NYSE ETP Payment Program – Or Who the Heck Is Stinky (Ernie Weckbaugh)?

rascals

 

Who remembers watching The Little Rascals as young kids? Alfalfa… Spanky… Darla… Buckwheat… You still remember them to this day, don’t you? But the real question is do you remember Stinky – AKA Ernie Weckbaugh?

That’s ok; we did not either. [As an aside Weckbaugh went on to become a successful journalist, columnist, and author] We guess some rascals are meant to be remembered, and some perhaps less so.

It’s like that with ETPs as well. Some ETPs are well known, and very well traded, and some not so much. Everybody follows the SPYs and QQQs; but not everybody follows DIRT – a Pure Beta Agriculture ETN. Heck, there is even an ETF created by the Winklevii that tracks Bitcoin performance.

While the ETP industry has experienced exponential growth over the last decade,  there are signs that perhaps some in the industry have gone overboard, and created way too many ETPs, many of which are somewhat murky and little understood [ONN and OFF for example?] Check out these factoids on the US ETP market:

–          In the United States alone there are about 1200 ETPs alone, with AUM of approximately $1.3 trillion.

–          Only 3% of US households own these ETPs.

–          There are about 36 ETP sponsors/Issuers.

–          Over the 2002-2012 period, ETPs have issued over $1 trillion in new shares.

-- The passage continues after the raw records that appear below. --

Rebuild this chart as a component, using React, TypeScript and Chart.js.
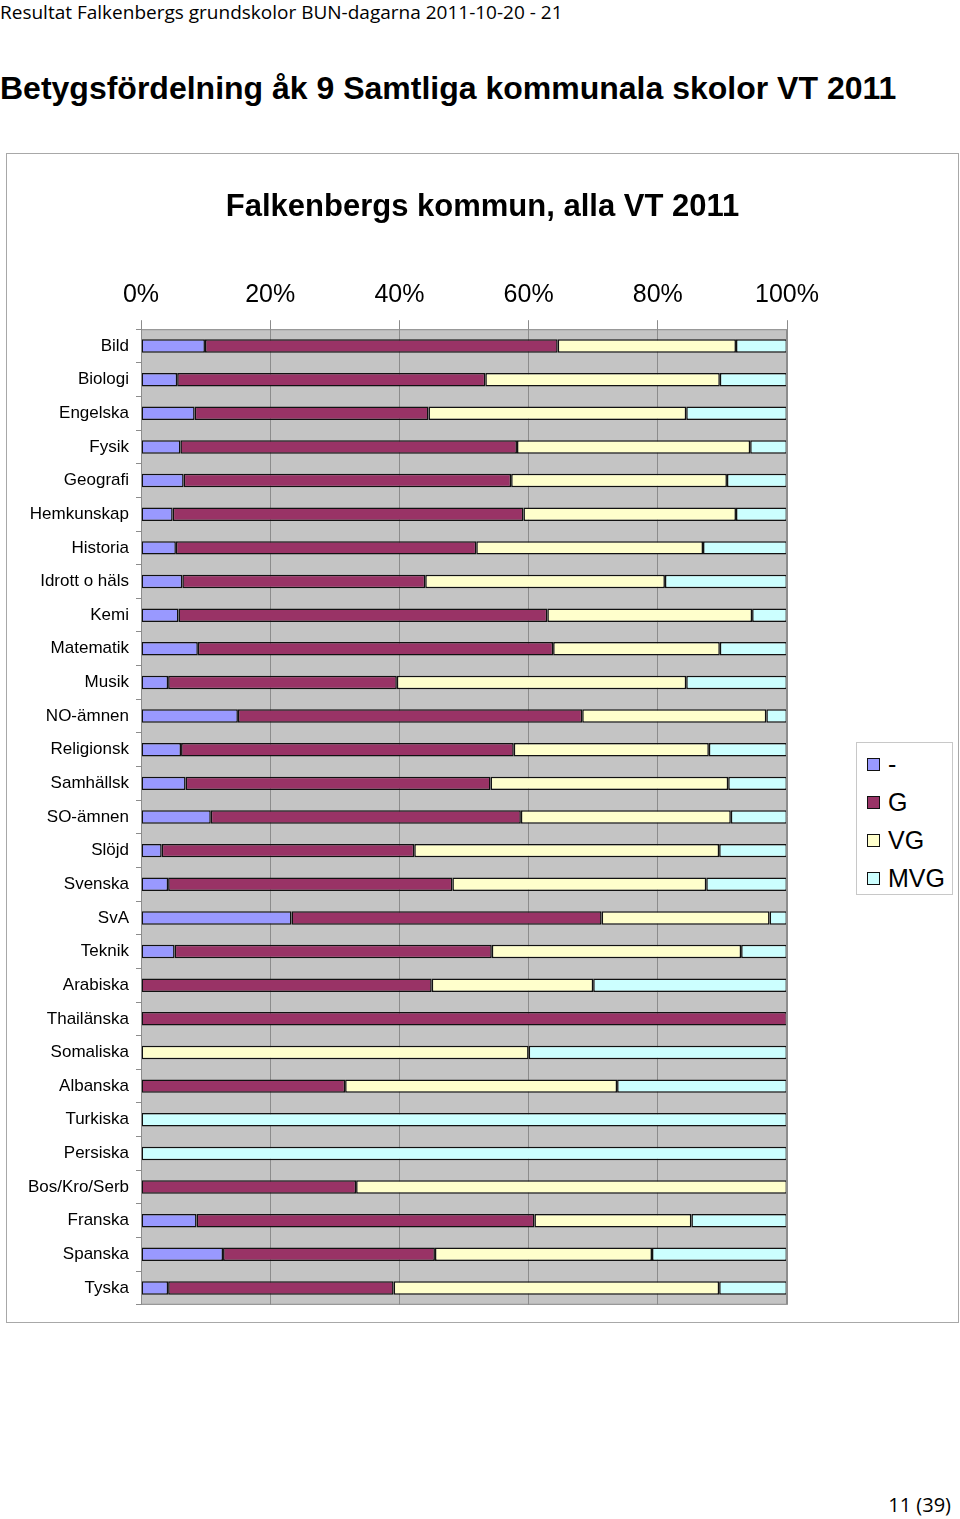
import React, { useEffect, useRef } from "react";
import { Chart, registerables } from "chart.js";
Chart.register(...registerables);

const categories = ["Bild", "Biologi", "Engelska", "Fysik", "Geografi", "Hemkunskap", "Historia", "Idrott o häls", "Kemi", "Matematik", "Musik", "NO-ämnen", "Religionsk", "Samhällsk", "SO-ämnen", "Slöjd", "Svenska", "SvA", "Teknik", "Arabiska", "Thailänska", "Somaliska", "Albanska", "Turkiska", "Persiska", "Bos/Kro/Serb", "Franska", "Spanska", "Tyska"];

const seriesNames = ["-", "G", "VG", "MVG"];
const dashValues = [9.9, 5.6, 8.3, 6.1, 6.6, 4.9, 5.4, 6.4, 5.8, 8.8, 4.2, 15.0, 6.2, 6.9, 10.8, 3.2, 4.2, 23.3, 5.2, 0, 0, 0, 0, 0, 0, 0, 8.6, 12.7, 4.2];
const gValues = [54.6, 47.7, 36.2, 52.1, 50.7, 54.3, 46.5, 37.6, 57.1, 55.0, 35.4, 53.3, 51.5, 47.2, 48.0, 39.1, 44.0, 48.0, 49.1, 45.0, 100, 0, 31.6, 0, 0, 33.3, 52.3, 32.8, 34.9];
const vgValues = [27.6, 36.3, 39.9, 36.1, 33.4, 32.9, 35.1, 37.1, 31.7, 25.8, 44.8, 28.5, 30.2, 36.8, 32.5, 47.2, 39.3, 26.0, 38.6, 25.0, 0, 60.0, 42.1, 0, 0, 66.7, 24.3, 33.6, 50.4];
const mvgValues = [7.9, 10.4, 15.6, 5.7, 9.3, 7.9, 13.0, 18.9, 5.4, 10.4, 15.6, 3.2, 12.1, 9.1, 8.7, 10.5, 12.5, 2.7, 7.1, 30.0, 0, 40.0, 26.3, 100, 100, 0, 14.8, 20.9, 10.5];
const xTicks = [0, 20, 40, 60, 80, 100];

const seriesColors = ["#9999ff", "#993366", "#ffffcc", "#ccffff"];
const FONT = "'Liberation Sans', Arial, sans-serif";

const plotBg = {
  id: "plotBg",
  beforeDraw(chart: any) {
    const { ctx, chartArea: a } = chart;
    ctx.save();
    ctx.fillStyle = "#c4c4c4";
    ctx.fillRect(a.left, a.top, a.right - a.left, a.bottom - a.top);
    ctx.restore();
  },
  afterDraw(chart: any) {
    const { ctx, chartArea: a } = chart;
    ctx.save();
    ctx.strokeStyle = "#8c8c8c";
    ctx.lineWidth = 1;
    ctx.strokeRect(a.left + 0.5, a.top + 0.5, a.right - a.left - 1, a.bottom - a.top - 1);
    ctx.restore();
  },
};

export default function App() {
  const ref = useRef<HTMLCanvasElement | null>(null);
  useEffect(() => {
    if (!ref.current) return;
    const all = [dashValues, gValues, vgValues, mvgValues];
    const chart = new Chart(ref.current, {
      type: "bar",
      data: {
        labels: categories,
        datasets: all.map((d, i) => ({
          label: seriesNames[i],
          data: d,
          backgroundColor: seriesColors[i],
          borderColor: "#111111",
          borderWidth: 1.5,
          borderSkipped: false,
          barPercentage: 0.4,
          categoryPercentage: 1,
        })),
      },
      plugins: [plotBg],
      options: {
        indexAxis: "y",
        animation: false,
        responsive: false,
        maintainAspectRatio: false,
        layout: { padding: { top: 35, left: 0, right: 0, bottom: 15 } },
        plugins: {
          legend: { display: false },
          tooltip: { enabled: false },
          title: {
            display: true,
            text: "Falkenbergs kommun, alla VT 2011",
            color: "#000",
            font: { family: FONT, size: 31, weight: "bold", lineHeight: 1.2 },
            padding: { top: 0, bottom: 0 },
          },
        },
        scales: {
          x: {
            position: "top",
            stacked: true,
            min: 0,
            max: 100,
            afterBuildTicks: (s: any) => {
              s.ticks = xTicks.map((v) => ({ value: v }));
            },
            afterFit: (s: any) => {
              s.height = 103;
            },
            ticks: {
              color: "#000",
              font: { family: FONT, size: 25, lineHeight: 1.2 },
              padding: 10,
              callback: (v: any) => v + "%",
              maxRotation: 0,
            },
            grid: { color: "#8c8c8c", lineWidth: 1, tickLength: 9, drawTicks: true },
            border: { display: false },
          },
          y: {
            stacked: true,
            afterFit: (s: any) => {
              s.width = 134;
            },
            ticks: {
              color: "#000",
              font: { family: FONT, size: 17 },
              padding: 7,
              autoSkip: false,
            },
            grid: { drawOnChartArea: false, tickLength: 5, color: "#8c8c8c" },
            border: { display: false },
          },
          spacer: {
            type: "linear",
            axis: "y",
            position: "right",
            display: true,
            afterFit: (s: any) => {
              s.width = 171;
            },
            ticks: { display: false },
            grid: { display: false },
            border: { display: false },
          },
        },
      },
    } as any);
    return () => chart.destroy();
  }, []);

  return (
    <div style={{ position: "absolute", left: 0, top: 0, width: 960, height: 1519, background: "#fff", overflow: "hidden" }}>
      <div style={{ position: "absolute", left: 0, top: 0, fontFamily: "'Open Sans', 'Noto Sans', sans-serif", fontSize: 19, lineHeight: "24px", whiteSpace: "nowrap", color: "#000" }}>
        Resultat Falkenbergs grundskolor BUN-dagarna 2011-10-20 - 21
      </div>
      <div style={{ position: "absolute", left: 0, top: 68, fontFamily: FONT, fontWeight: "bold", fontSize: 32, lineHeight: "40px", whiteSpace: "nowrap", color: "#000" }}>
        Betygsfördelning åk 9 Samtliga kommunala skolor VT 2011
      </div>
      <div style={{ position: "absolute", left: 6, top: 153, width: 951, height: 1168, border: "1px solid #a8a8a8" }} />
      <canvas ref={ref} width={951} height={1168} style={{ position: "absolute", left: 7, top: 154, width: 951, height: 1168 }} />
      <div style={{ position: "absolute", left: 856, top: 742, width: 95, height: 151, border: "1px solid #c8c8c8", background: "#fff", fontFamily: FONT, fontSize: 25, color: "#000" }}>
        {seriesNames.map((n, i) => (
          <div key={n} style={{ position: "absolute", left: 10, top: 6 + i * 38, height: 30, display: "flex", alignItems: "center", whiteSpace: "nowrap" }}>
            <span style={{ display: "inline-block", width: 11, height: 11, background: seriesColors[i], border: "1.5px solid #111", marginRight: 8 }} />
            <span>{n}</span>
          </div>
        ))}
      </div>
      <div style={{ position: "absolute", right: 9, top: 1493, fontFamily: "'Open Sans', 'Noto Sans', sans-serif", fontSize: 20, lineHeight: "24px", whiteSpace: "nowrap", color: "#000" }}>
        11 (39)
      </div>
    </div>
  );
}
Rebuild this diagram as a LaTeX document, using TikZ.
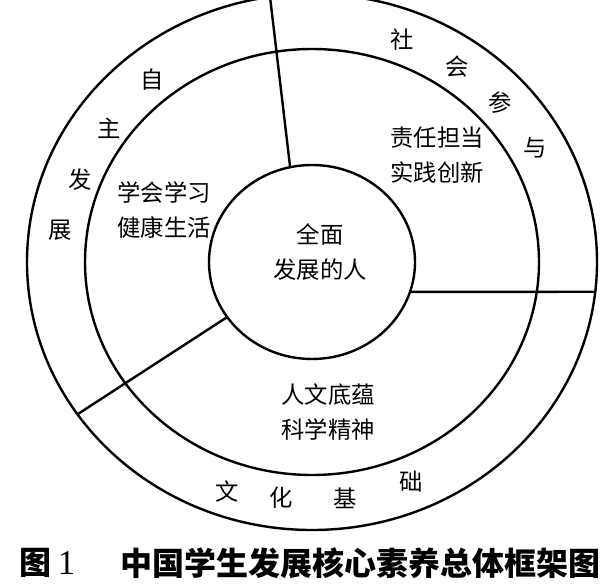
\documentclass[tikz,border=0pt]{standalone}
\usepackage{fontspec}
\newfontfamily\cjk{Noto Sans CJK SC}
\newfontfamily\numfont{Liberation Serif}
\usetikzlibrary{shapes.geometric}

\begin{document}
\begin{tikzpicture}[x=0.75pt, y=-0.75pt, line width=1.8pt,
    ring/.style={draw, ellipse, inner sep=0pt, outer sep=0pt},
    lbl/.style={inner sep=0pt, align=center, font=\cjk\fontsize{17.5}{26.25}\selectfont},
    caption/.style={inner sep=0pt, font=\cjk\bfseries\fontsize{24}{28}\selectfont}]
    \useasboundingbox (0,0) rectangle (609,584);
    \clip (0,0) rectangle (609,584);
    % rings
    \node[ring, minimum width=427.5pt, minimum height=402pt] (outer) at (312,262) {};
    \node[ring, minimum width=340.5pt, minimum height=319.5pt] (middle) at (312,262) {};
    \node[ring, minimum width=154.5pt, minimum height=145.5pt] (core) at (312,262) {};
    % dividers
    \draw (core.103) -- (outer.99);
    \draw (core.-17) -- (outer.-6);
    \draw (core.213) -- (outer.213);
    % inner texts
    \node[lbl] (whole) at (320,252) {全面\\发展的人};
    \node[lbl] (selfdev) at (164,210) {学会学习\\健康生活};
    \node[lbl] (social) at (437,155) {责任担当\\实践创新};
    \node[lbl] (culture) at (328,412) {人文底蕴\\科学精神};
    % ring texts
    \foreach \ch/\px/\py [count=\i] in {自/152/80, 主/109/128, 发/80/180, 展/60/230,
        社/402/40, 会/457/67, 参/500/103, 与/535/148,
        文/227/492, 化/281/498, 基/345/498, 础/411/482}
        \node[lbl] (ring\i) at (\px,\py) {\ch};
    % caption
    \node[caption, anchor=west] (fignum) at (18,563) {图\hspace{5pt}{\numfont\mdseries\fontsize{26}{28}\selectfont 1}};
    \node[caption, anchor=east] (figtitle) at (602,563) {中国学生发展核心素养总体框架图};
\end{tikzpicture}
\end{document}
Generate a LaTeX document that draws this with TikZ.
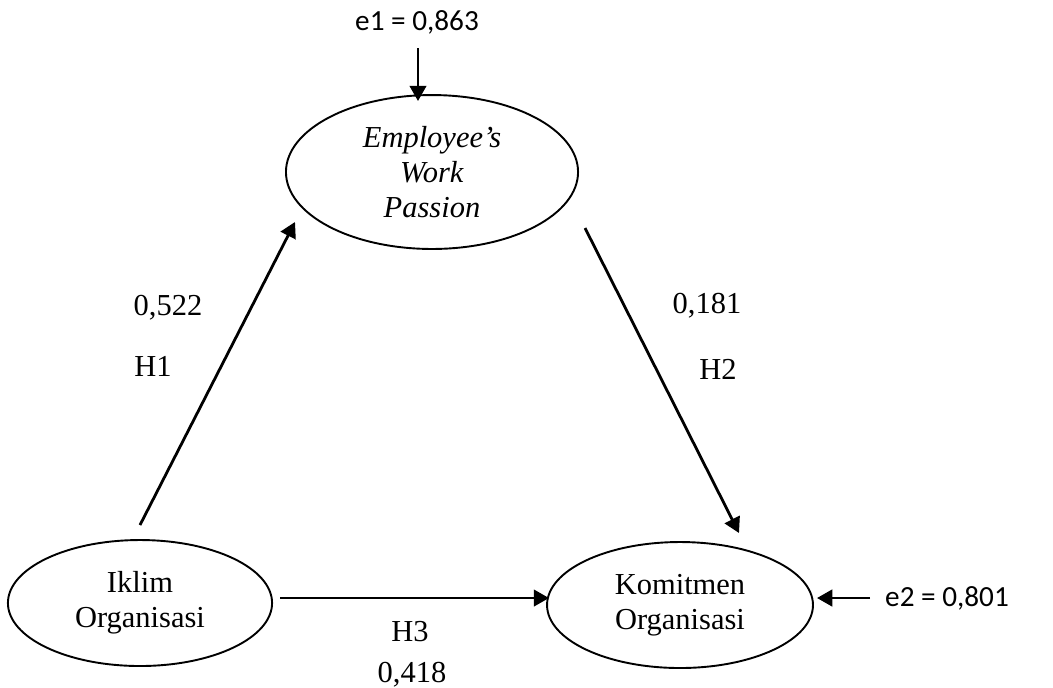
\documentclass[tikz,border=0pt]{standalone}
\usepackage{fontspec}
\setmainfont{Liberation Serif}
\newfontfamily\calib{Carlito}
\usetikzlibrary{shapes.geometric,arrows.meta}
\begin{document}
\begin{tikzpicture}[x=0.3937pt,y=-0.3937pt,
  latent/.style={ellipse,draw,line width=0.75pt,inner sep=0pt,align=center,
    font=\fontsize{12}{13.8}\selectfont},
  path/.style={line width=1.1pt,-{Triangle[length=6pt,width=6.5pt]}},
  coef/.style={font=\fontsize{12}{13.8}\selectfont,inner sep=0pt},
  errlab/.style={font=\calib\fontsize{11.5}{13}\selectfont,inner sep=0pt}]
\useasboundingbox (0,0) rectangle (1053,687);
\node[latent,minimum width=115pt,minimum height=60.6pt] (E) at (432,172) {\textit{Employee’s}\\\textit{Work}\\\textit{Passion}};
\node[latent,minimum width=104pt,minimum height=49.6pt] (I) at (140,603) {Iklim\\Organisasi};
\node[latent,minimum width=104.7pt,minimum height=49.6pt] (K) at (680,605) {Komitmen\\Organisasi};
\node[errlab] (e1) at (417,22) {e1 = 0,863};
\node[errlab] (e2) at (947,598) {e2 = 0,801};
\coordinate (e1s) at (418,48);
\coordinate (e1t) at (418,101);
\coordinate (e2s) at (870,598);
\coordinate (e2t) at (817,598);
\coordinate (h1s) at (140,525);
\coordinate (h1t) at (295,222);
\coordinate (h2s) at (585,228);
\coordinate (h2t) at (739,533);
\coordinate (h3s) at (280,598);
\coordinate (h3t) at (549,598);
\draw[path] (e1s) -- (e1t);
\draw[path] (e2s) -- (e2t);
\draw[path] (h1s) -- (h1t);
\draw[path] (h2s) -- (h2t);
\draw[path] (h3s) -- (h3t);
\node[coef] (c1) at (168,308) {0,522};
\node[coef] (l1) at (153,366) {H1};
\node[coef] (c2) at (707,306) {0,181};
\node[coef] (l2) at (718,369) {H2};
\node[coef] (l3) at (410,632) {H3};
\node[coef] (c3) at (412,675) {0,418};
\end{tikzpicture}
\end{document}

–          The industry is top heavy – ½ of the trillion dollar industry’s assets are held in just 25 of the more than 1,500 different ETPs.

 

While some ETPs have staying power and interest, many do not, and they are quietly shuttered. Natural Selection at its finest. This is a good thing, as the assets in those ETPs tend to get allocated to more efficient and desired assets. However, ETPs are first and foremost products designed to make the industry money. And money is made by the issuers, by market makers who act as ‘authorized participants”, and by the stock exchanges – who want the trading volume.

That brings us to what we wish to talk about today. Apparently that ETP trading volume is a much more important statistic you need to pay attention to than any of the other stats we mentioned earlier in the note.

NYSE Euronext recently proposed an incentive-payment- for-quoting program for ETPs designed to increase trading volume, liquidity, and “tighten spreads” for investors. The SEC approved this payment-for-order-flow program on September 3rd, which required an exemption from the 1934 Exchange Act.

Barron’s wrote about this program yesterday in an article titled No ETF Left Behind Begins at the NYSE.  The crux is that NYSE will be collecting payments from ETF and ETN issuers, and then turn around and distribute those payments to members who will meet minimum thresholds in terms of quoting and trading the products. What are these minimum thresholds?

The Incentive Program requires LMMs to: (1) maintain continuous, two-sided trading interest where the price of the bid (offer) interest is not more than a designated percentage away from the then current NBBO; (2) maintain quotes or orders at the NBBO or better (the “Inside”) during the month during Core Trading Hours in accordance with certain maximum width and minimum depth thresholds based on daily share volume and share price, unless the thresholds are otherwise met by quotes or orders of all market participants across all markets trading the security; (3) maintain quotes or orders on NYSE Arca at the NBBO that meet either a time-at-the-Inside requirement or a size-setting NBBO requirement; and (4) for at least 90% of the time when quotes may be entered during Core Trading Hours each trading day, as averaged over the course of a month, maintain (A) at least 2,500 shares of attributable, displayed posted buy liquidity on the Exchange that is priced no more than 2% away from the NBB for the particular ETP; and (B) at least 2,500 shares of attributable, displayed posted offer liquidity on the Exchange that is priced no more than 2% away from the NBO for the particular ETP. If an LMM does not meet these quoting requirements, it will not receive an LMM Payment, and an LMM that does not meet or exceed these performance standards for any two of the three months of a quarter or for five months during the pilot period may lose its LMM status.

ETP trading volume is important to stock exchanges. It drives their profits in many ways. For example, HFTs arbitrage ETPs and their component securities – which creates volume. HFTs need speed to do this, and buy expensive data services from the exchanges to achieve that speed.  The stock exchanges love that so many new ETP issues have been floated on their exchanges in the last decade. They do not want to see that volume go away. They do not want to see demand for their data service wane. They do not want the bubble to burst. Which is why when natural selection decides that some ETPs should close down (those that have little $AUM and little trading volume), the stock exchanges are trying things to thwart that natural process. CNBC commentator Joshua Brown nailed it yesterday, when he commented:

“The NYSE disavows capitalism and will now award “participant” trophies and offer liquidity to failing ETFs.”

The bottom line is that perhaps we were not meant to remember Ernie Weckbaugh (Stinky) as readily as we remember Spanky and Alfalfa. And that is ok. Wekcbaugh went on to better and more efficient uses of his time and energy.

This is what should naturally happen to un-demanded ETPs, for that is the nature of unencumbered free markets.